Clearly I hadn't given much thought to my views at the time, but since then I've wondered how many people held similar beliefs, and what (staunch) pro-lifers secretly truly think about women who miscarry. I was surprised to learn other women felt a kind of vague shame about miscarrying, despite knowing it wasn't their fault. I don't know if there's a connection between the pro-life arguments and the shame of miscarrying, but there was for me.
This is part of why I point out the statistics on miscarriage outnumbering those on abortion. Why insist on the sacredness of prenatal life? As long as I'm asking, why do pro-life arguments frequently equivocate the pro-choice stance with favoring some kind of barbaric, late-term abortion? I don't know a single person who advocates late-term abortions, and I favor restricting them after 12 weeks to medically necessary.
I found in my own experience that on the issue of miscarriages, the supposedly "pro-life" position was rather contradictory.
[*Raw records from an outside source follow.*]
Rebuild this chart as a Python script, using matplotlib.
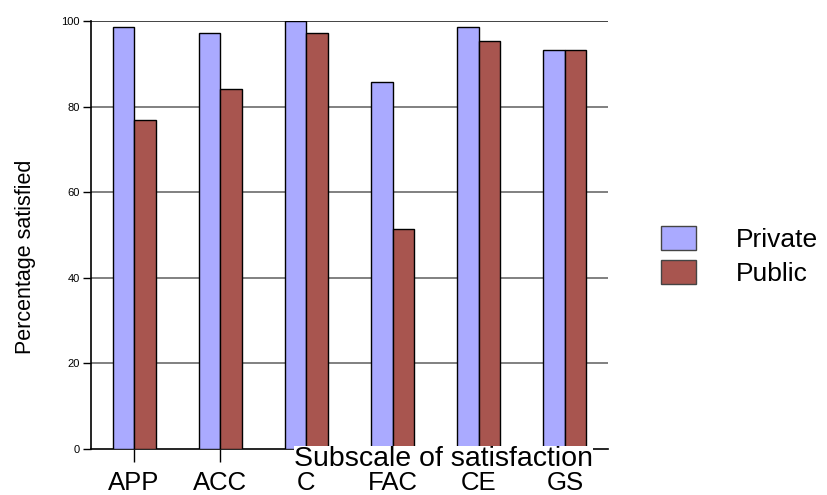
import matplotlib
matplotlib.use("Agg")
import matplotlib.pyplot as plt
import numpy as np
from matplotlib.patches import Patch

categories = ["APP", "ACC", "C", "FAC", "CE", "GS"]
private = [98.6, 97.2, 100.0, 85.7, 98.5, 93.2]
public = [76.8, 84.1, 97.3, 51.4, 95.4, 93.2]
series_names = ["Private", "Public"]
colors = ["#AAAAFF", "#A8554F"]

plt.rcParams['font.family'] = ['Liberation Sans', 'DejaVu Sans']

fig = plt.figure(figsize=(8.28, 4.95), dpi=100)
ax = fig.add_axes([91/828, 1-449/495, (608-91)/828, (449-21)/495])

x = np.arange(len(categories)) + 0.5
w = 0.25
for i, (vals, c) in enumerate(zip([private, public], colors)):
    xs = x - w/2 + i*w
    ax.bar(xs + 0.012, vals, w, color="#777777", zorder=2, linewidth=0)
    ax.bar(xs, vals, w, color=c, edgecolor="black", linewidth=1.0, zorder=3)

ax.set_xlim(0, 6)
ax.set_ylim(0, 100)
ax.set_yticks([0, 20, 40, 60, 80, 100])
ax.set_yticklabels(["0", "20", "40", "60", "80", "100"], fontsize=8)
for yv in [20, 40, 60, 80]:
    ax.axhline(yv, color="#808080", linewidth=1.4, zorder=1)
ax.axhline(100, color="#222222", linewidth=1.2, zorder=1)

ax.set_xticks(x)
ax.set_xticklabels(categories, fontsize=18.5)
ax.tick_params(axis='x', length=9.4, width=1, pad=6.5, direction='out')
ax.tick_params(axis='y', length=6, width=1, pad=2, direction='out')

for s in ["top", "right"]:
    ax.spines[s].set_visible(False)
ax.spines["left"].set_linewidth(1.2)
ax.spines["bottom"].set_linewidth(1.2)

ax.set_ylabel("Percentage satisfied", fontsize=15.5)
ax.yaxis.set_label_coords((36-91)/517, 0.45)

fig.text(443/828, 1-466/495, "Subscale of satisfaction", fontsize=20.5,
         ha="center", va="baseline",
         bbox=dict(facecolor="white", edgecolor="none", pad=0.0), zorder=10)

handles = [Patch(facecolor=c, edgecolor="#444444") for c in colors]
fig.legend(handles, series_names, loc="center left",
           bbox_to_anchor=(637/828, 1-256/495), frameon=False,
           fontsize=19, handlelength=1.35, handleheight=1.05,
           handletextpad=1.5, labelspacing=0.3)

fig.savefig("out.png", dpi=100)
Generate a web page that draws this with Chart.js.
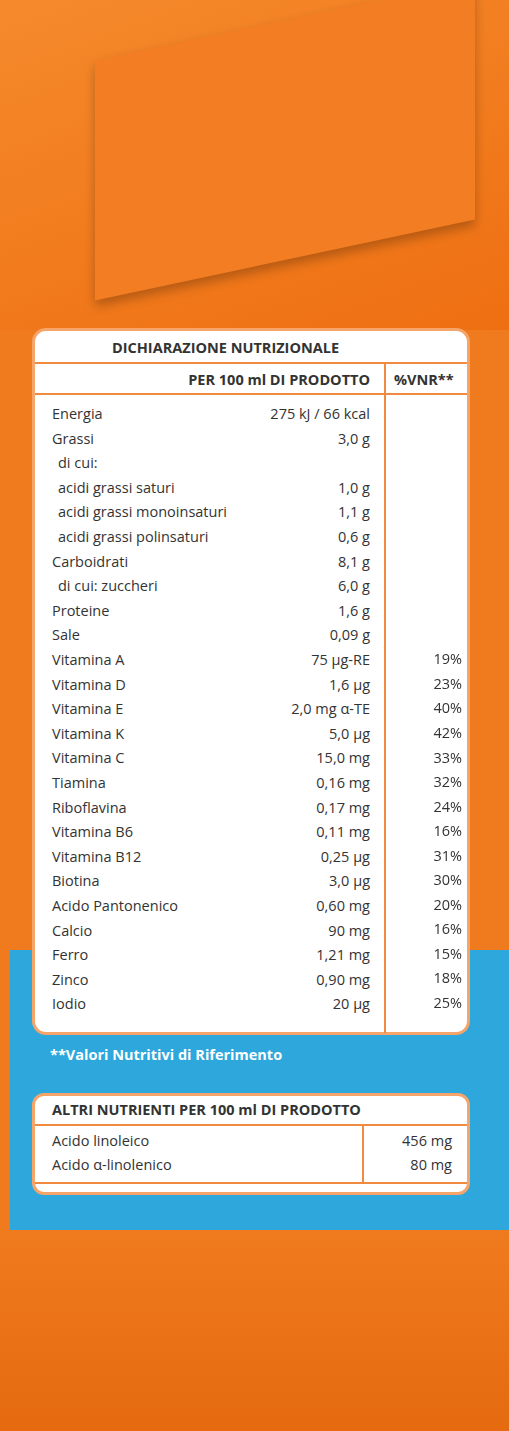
<!DOCTYPE html>
<html><head><meta charset="utf-8">
<script src="https://cdn.jsdelivr.net/npm/chart.js@4"></script>
<style>
body{margin:0;width:509px;height:1431px;overflow:hidden;font-family:"Open Sans",sans-serif;background:#f07a1e;position:relative}
.top{position:absolute;left:0;top:0;width:509px;height:330px;background:linear-gradient(160deg,#f58a2c,#ee6f12)}
.flap{position:absolute;left:95px;top:20px;width:380px;height:240px;background:#f27d22;transform:skewY(-12deg);box-shadow:0 6px 10px rgba(0,0,0,.25)}
.cap{position:absolute;left:270px;top:20px;width:200px;height:70px;background:#f4f4f4;border-radius:20px}
.blue{position:absolute;left:10px;top:950px;width:499px;height:280px;background:#2da7dc}
.bot{position:absolute;left:0;top:1230px;width:509px;height:201px;background:linear-gradient(#f07a1e,#e56a10)}
.panel{position:absolute;left:32px;top:328px;width:438px;height:707px;background:#fff;border-radius:14px;border:3px solid #f5a46a;box-sizing:border-box}
.t{position:absolute;font-size:14.5px;color:#333;white-space:nowrap}
.b{font-weight:bold}
.hl{position:absolute;height:2px;background:#f08a40}
.vl{position:absolute;width:2px;background:#f08a40}
.box2{position:absolute;left:32px;top:1093px;width:438px;height:102px;background:#fff;border-radius:12px;border:3px solid #f5a46a;box-sizing:border-box}
</style></head><body>
<div class="top"></div><div class="cap"></div><div class="flap"></div>
<div class="blue"></div><div class="bot"></div>
<div class="panel"></div>
<div class="box2"></div>
<canvas id="c" style="position:absolute;left:386px;top:648px;width:76px;height:368px"></canvas>
<div id="txt"></div>
<script>
const names=["Energia","Grassi"," di cui:"," acidi grassi saturi"," acidi grassi monoinsaturi"," acidi grassi polinsaturi","Carboidrati"," di cui: zuccheri","Proteine","Sale","Vitamina A","Vitamina D","Vitamina E","Vitamina K","Vitamina C","Tiamina","Riboflavina","Vitamina B6","Vitamina B12","Biotina","Acido Pantonenico","Calcio","Ferro","Zinco","Iodio"];
const amounts=["275 kJ / 66 kcal","3,0 g","","1,0 g","1,1 g","0,6 g","8,1 g","6,0 g","1,6 g","0,09 g","75 µg-RE","1,6 µg","2,0 mg α-TE","5,0 µg","15,0 mg","0,16 mg","0,17 mg","0,11 mg","0,25 µg","3,0 µg","0,60 mg","90 mg","1,21 mg","0,90 mg","20 µg"];
const vnrLabels=["Vitamina A","Vitamina D","Vitamina E","Vitamina K","Vitamina C","Tiamina","Riboflavina","Vitamina B6","Vitamina B12","Biotina","Acido Pantonenico","Calcio","Ferro","Zinco","Iodio"];
const vnrValues=[19,23,40,42,33,32,24,16,31,30,20,16,15,18,25];
const otherNames=["Acido linoleico","Acido α-linolenico"];
const otherValues=["456 mg","80 mg"];

let h='';
const add=(s,x,y,cls='',right=false)=>{h+=`<div class="t ${cls}" style="${right?'right:'+(509-x):'left:'+x}px;top:${y}px">${s}</div>`};
add("DICHIARAZIONE NUTRIZIONALE",112,338,'b');
add("PER 100 ml DI PRODOTTO",370,370,'b',true);
add("%VNR**",394,370,'b');
h+='<div class="hl" style="left:35px;width:432px;top:362px"></div>';
h+='<div class="hl" style="left:35px;width:432px;top:393px"></div>';
h+='<div class="vl" style="left:384px;top:363px;height:670px"></div>';
names.forEach((n,i)=>{const y=404+i*24.6;add(n.trim(),n.startsWith(' ')?58:52,y);add(amounts[i],370,y,'',true);});
add("**Valori Nutritivi di Riferimento",50,1045,'b');
h+='<div class="t b" style="left:52px;top:1100px;color:#333">ALTRI NUTRIENTI PER 100 ml DI PRODOTTO</div>';
h+='<div class="hl" style="left:35px;width:432px;top:1124px"></div>';
h+='<div class="hl" style="left:35px;width:432px;top:1182px"></div>';
h+='<div class="vl" style="left:362px;top:1125px;height:57px"></div>';
otherNames.forEach((n,i)=>{add(n,52,1131+i*24);add(otherValues[i],452,1131+i*24,'',true);});
document.getElementById('txt').innerHTML=h;
document.querySelector('.t.b').style.color='#333';
[...document.querySelectorAll('.t')].filter(e=>e.textContent.startsWith('**')).forEach(e=>e.style.color='#fff');

const lbl={id:'lbl',afterDatasetsDraw(ch){const c=ch.ctx;const m=ch.getDatasetMeta(0);c.save();c.font='14.5px "Open Sans"';c.fillStyle='#333';c.textAlign='right';c.textBaseline='middle';m.data.forEach((b,i)=>c.fillText(vnrValues[i]+'%',ch.chartArea.right,b.y));c.restore();}};
new Chart(document.getElementById('c'),{type:'bar',data:{labels:vnrLabels,datasets:[{data:vnrValues,backgroundColor:'rgba(0,0,0,0)'}]},
options:{indexAxis:'y',responsive:false,animation:false,layout:{padding:0},plugins:{legend:{display:false},tooltip:{enabled:false}},
scales:{x:{display:false,min:0,max:100},y:{display:false}}},plugins:[lbl]});
</script></body></html>
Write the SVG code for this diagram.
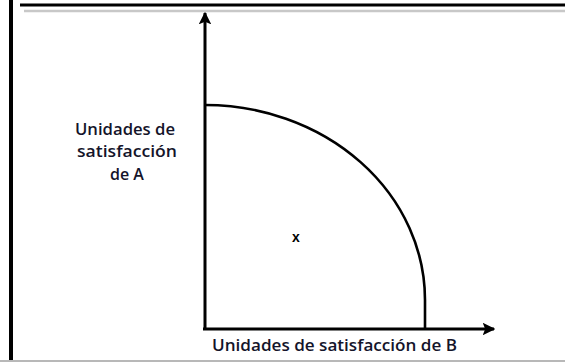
<svg xmlns="http://www.w3.org/2000/svg" width="565" height="362" viewBox="0 0 565 362">
<style>
.lbl{font-family:"Open Sans","Liberation Sans",sans-serif;font-size:16px;font-weight:600;fill:#14142a;}
.ax{stroke:#000;stroke-width:3;fill:none;}
</style>
<defs>
<marker id="ah" viewBox="0 0 10 10" refX="9" refY="5" markerWidth="4.2" markerHeight="4.2" orient="auto" markerUnits="strokeWidth">
<path d="M0,0 L10,5 L0,10 L2,5 z" fill="#000"/>
</marker>
</defs>
<rect width="565" height="362" fill="#fff"/>
<g id="frame">
<line x1="11" y1="0" x2="11" y2="362" stroke="#000" stroke-width="4"/>
<line x1="20" y1="5" x2="565" y2="5" stroke="#000" stroke-width="3"/>
<line x1="24" y1="11" x2="565" y2="11" stroke="#c8c8c8" stroke-width="2.5"/>
<line x1="0" y1="361" x2="565" y2="361" stroke="#b8b8b8" stroke-width="2"/>
</g>
<g id="connectors">
<line class="ax" x1="205" y1="330" x2="205" y2="13" marker-end="url(#ah)"/>
<line class="ax" x1="203" y1="329" x2="494" y2="329" marker-end="url(#ah)"/>
<path id="frontier" d="M205,105 A220,195 0 0 1 425,300 L425,329" stroke="#000" stroke-width="2.6" fill="none"/>
</g>
<g id="labelA">
<text class="lbl" text-anchor="middle"><tspan x="125" y="135" textLength="100" lengthAdjust="spacingAndGlyphs">Unidades de</tspan><tspan x="127" y="157" textLength="100" lengthAdjust="spacingAndGlyphs">satisfacción</tspan><tspan x="127" y="180">de A</tspan></text>
</g>
<g id="labelB">
<text class="lbl" x="212" y="351" textLength="245" lengthAdjust="spacingAndGlyphs">Unidades de satisfacción de B</text>
</g>
<g id="point">
<text x="296" y="242" font-family="Liberation Sans, sans-serif" font-size="14" font-weight="bold" text-anchor="middle" fill="#000">x</text>
</g>
</svg>
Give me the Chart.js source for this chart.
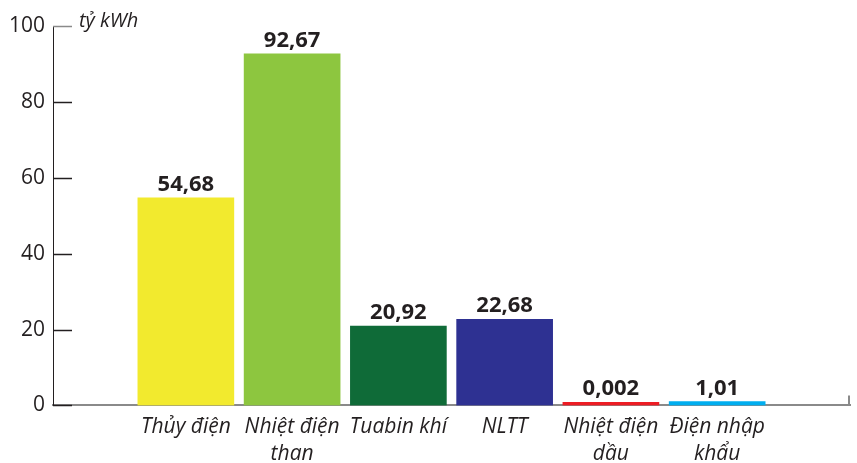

My wife and I went to a fertility specialist for quite some time; the clinic was run by a Catholic hospital. While the doctor made it clear from the outset that she couldn't be involved in any IVF-type procedures, I was amazed at how non-plussed she was at the approach that we ended up following, laid out by her.
This is getting more personal than I usually get on the open forum, but here goes: our issue wasn't that we couldn't conceive; conception happened just fine, but we kept having miscarriages. We couldn't get a pregnancy to last more than 2 months. Our fertility doctor told us that we should keep trying and that eventually with the tests she was running and a trial-and-error approach to addressing the various possible causes, things would work out.
She knew our history. She knew full well that the odds of miscarriage in any pregnancy were high if not certain, but still, she counselled us to take a course of action that
she knew full well would likely result in the death of an embryo or fetus.
I have no idea how this approach can be reconciled with a pro-life stance. Speaking for myself, if I was in any situation where I had to choose whether to do something
entirely optional that had a good chance of killing a child, I could never bring myself to do it.
Also, and this may be another reflection of some of the issues you touched on about the stigma associated with miscarriage, I noticed that when we discussed these miscarriages with my wife's Catholic relatives,
not one of them reacted to what we told them the way I'd expect someone to react to the news of an actual child's death.